I am currently working for an author of the “Ecoset” Dataset, trying to bring it to HF datasets.
Ecoset was created as a clean and ecologically valid alternative to Imagenet. It is a large image recognition dataset, similar to Imagenet in size and structure. The authors of ecoset claim several improvements over Imagenet, like:
- more ecologically valid classes (e.g. not over-focussed on distinguishing overly specific categories like dog breeds)
- less NSFW content
- ‘pre-packed image recognition models’ that come with the dataset and can be used for validation of other models.
Ecoset was published in this paper, described on this website, and hosted in this bucket.

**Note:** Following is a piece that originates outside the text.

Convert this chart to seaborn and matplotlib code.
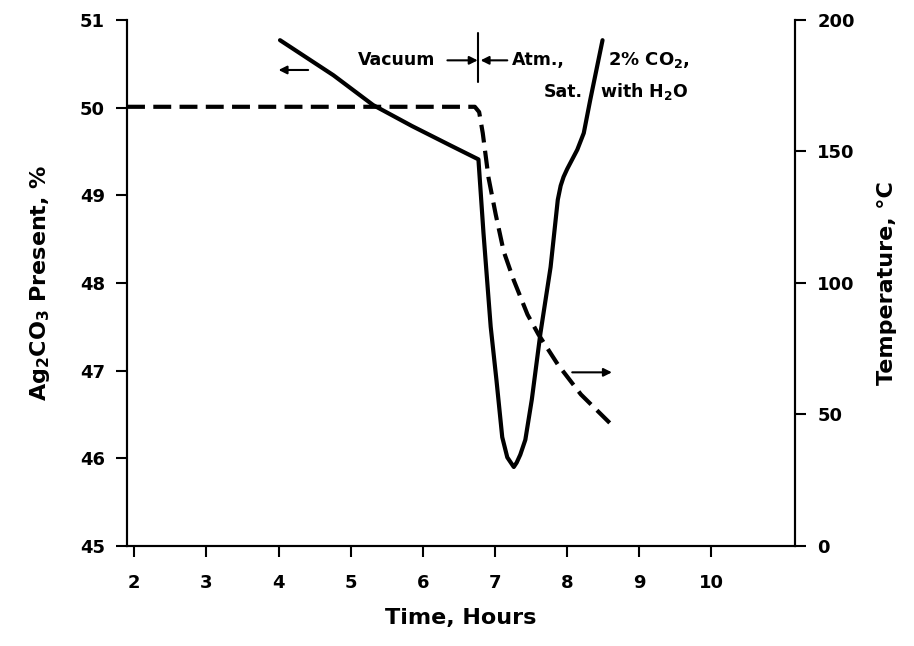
import numpy as np
import matplotlib
matplotlib.use('Agg')
import matplotlib.pyplot as plt
import seaborn as sns

# Ag2CO3 content (left axis)
time_ag = [4.02, 4.76, 5.31, 5.85, 6.38, 6.77, 6.84, 6.94, 7.02, 7.10, 7.17, 7.26,
           7.30, 7.35, 7.42, 7.51, 7.63, 7.77, 7.87, 7.91, 7.95, 8.00, 8.14, 8.23, 8.32, 8.41, 8.49]
ag_pct = [50.77, 50.37, 50.03, 49.79, 49.57, 49.41, 48.57, 47.50, 46.89, 46.24, 46.01, 45.90,
          45.95, 46.04, 46.21, 46.67, 47.43, 48.18, 48.95, 49.11, 49.21, 49.30, 49.52, 49.71, 50.09, 50.45, 50.77]

# temperature (right axis)
time_temp = [1.90, 6.72, 6.78, 6.83, 6.91, 7.01, 7.12, 7.26, 7.45, 7.60, 7.87, 8.19, 8.64]
temp_c = [167, 167, 165, 157, 140, 126, 112, 101, 88, 80.5, 69, 57.6, 45.4]

x_ticks = [2, 3, 4, 5, 6, 7, 8, 9, 10]
left_ticks = [45, 46, 47, 48, 49, 50, 51]
right_ticks = [0, 50, 100, 150, 200]

sns.set_theme(style='ticks')
plt.rcParams['font.family'] = ['DejaVu Sans']
plt.rcParams['mathtext.default'] = 'bf'
plt.rcParams['text.color'] = 'black'
plt.rcParams['axes.labelcolor'] = 'black'

fig, ax = plt.subplots(figsize=(9.14, 6.46), dpi=100)
fig.subplots_adjust(left=0.139, right=0.870, top=0.969, bottom=0.155)
ax2 = ax.twinx()

sns.lineplot(x=time_ag, y=ag_pct, ax=ax, color='black', lw=3, estimator=None)
sns.lineplot(x=time_temp, y=temp_c, ax=ax2, color='black', lw=3, estimator=None)
ax2.lines[0].set_dashes((4.3, 2))

ax.set_xlim(1.90, 11.16)
ax.set_ylim(45, 51)
ax2.set_ylim(0, 200)
ax.set_xticks(x_ticks)
ax.set_yticks(left_ticks)
ax2.set_yticks(right_ticks)

for a in (ax, ax2):
    a.spines['top'].set_visible(False)
    for s in a.spines.values():
        s.set_linewidth(1.5)
        s.set_color('black')
    a.tick_params(direction='out', length=8, width=1.5, labelsize=13, colors='black')
    for lbl in a.get_xticklabels() + a.get_yticklabels():
        lbl.set_fontweight('bold')
ax.tick_params(axis='x', pad=12)
ax.tick_params(axis='y', pad=8)
ax2.tick_params(axis='y', pad=8)

ax.set_xlabel('Time, Hours', fontsize=16, fontweight='bold', labelpad=12)
ax.set_ylabel(r'Ag$_2$CO$_3$ Present, %', fontsize=16, fontweight='bold', labelpad=20)
ax2.set_ylabel('Temperature, °C', fontsize=16, fontweight='bold', labelpad=16)

# annotations
arr = dict(arrowstyle='-|>', color='black', lw=1.5, mutation_scale=12, shrinkA=0, shrinkB=0)
ax.text(5.63, 50.54, 'Vacuum', ha='center', va='center', fontsize=12.5, fontweight='bold')
ax.annotate('', xy=(6.76, 50.54), xytext=(6.34, 50.54), arrowprops=arr)
ax.plot([6.77, 6.77], [50.29, 50.85], color='black', lw=1.5)
ax.annotate('', xy=(6.80, 50.54), xytext=(7.17, 50.54), arrowprops=arr)
ax.text(7.24, 50.54, 'Atm.,', ha='left', va='center', fontsize=12.5, fontweight='bold')
ax.text(8.57, 50.54, r'2% CO$_2$,', ha='left', va='center', fontsize=13, fontweight='bold')
ax.text(7.67, 50.18, 'Sat.', ha='left', va='center', fontsize=12.5, fontweight='bold')
ax.text(8.46, 50.18, r'with H$_2$O', ha='left', va='center', fontsize=12.5, fontweight='bold')

# axis pointers
ax.annotate('', xy=(4.0, 50.43), xytext=(4.41, 50.43), arrowprops=arr)
ax.annotate('', xy=(8.62, 46.98), xytext=(8.07, 46.98), arrowprops=arr)

fig.savefig('out.png', dpi=100)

I see that theoretically, HF datasets supports most of the functionality we would like to have for this dataset, like:
- loading image (.jpeg) files
- loading datasets hosted from an Amazon S3 bucket
- flexibly loading/streaming parts of the dataset
- custom loading functions (e.g. allowing to pass a password in order to extract the files)
However, I am not sure how well all of this works in practice, when put together for one large dataset. Ecoset is about the size of full Imagenet, and consequently probably one of the largest image datasets currently on HF. I’ve seen that @lhoestq, @mariosasko and other contributors are currently working on a imagenet-1k implementation, which has a very similar structure to Ecoset. Still, I am not sure whether our idea of ecoset can currently be realistically implemented on hf datasets, and If they can, what the best overall strategy would be. More specifically I have the following questions:
- The project is hosted in an AWS S3 bucket structure, however, the entire dataset is zipped up in on single .zip file. Therefore I am not sure whether this dataset can even profit from the available datasets functions to read in S3 datasets. Should we still load the dataset from here, or should we instead request to manually download the dataset, unpack it, and then load the dataset locally?
- Considering the data being packed in a single .zip file, does streaming the dataset even make sense here?
- The data is structured similar, but not exactly like imagenet. It looks somewhat like this:
├── train │ ├──0001_house │ │ ├──n07731952_10097.jpg │ │ ├──n07731952_101419.jpg │ ├──0002_woman │ │ ... ├── val │ ├──0001_house │ │ ... ├── test
Given this structure, what would be the best way to create a dataset from this? I’ve seen This thread where a similar dataset is loaded by creating multiple small datasets and then joining them. Should I do the same, but for each split * for each image category folder?
Would love to get some advice from the more advanced dataset users and devs, as this is a quite large (and hopefully useful) dataset, and we want to do this properly if possible.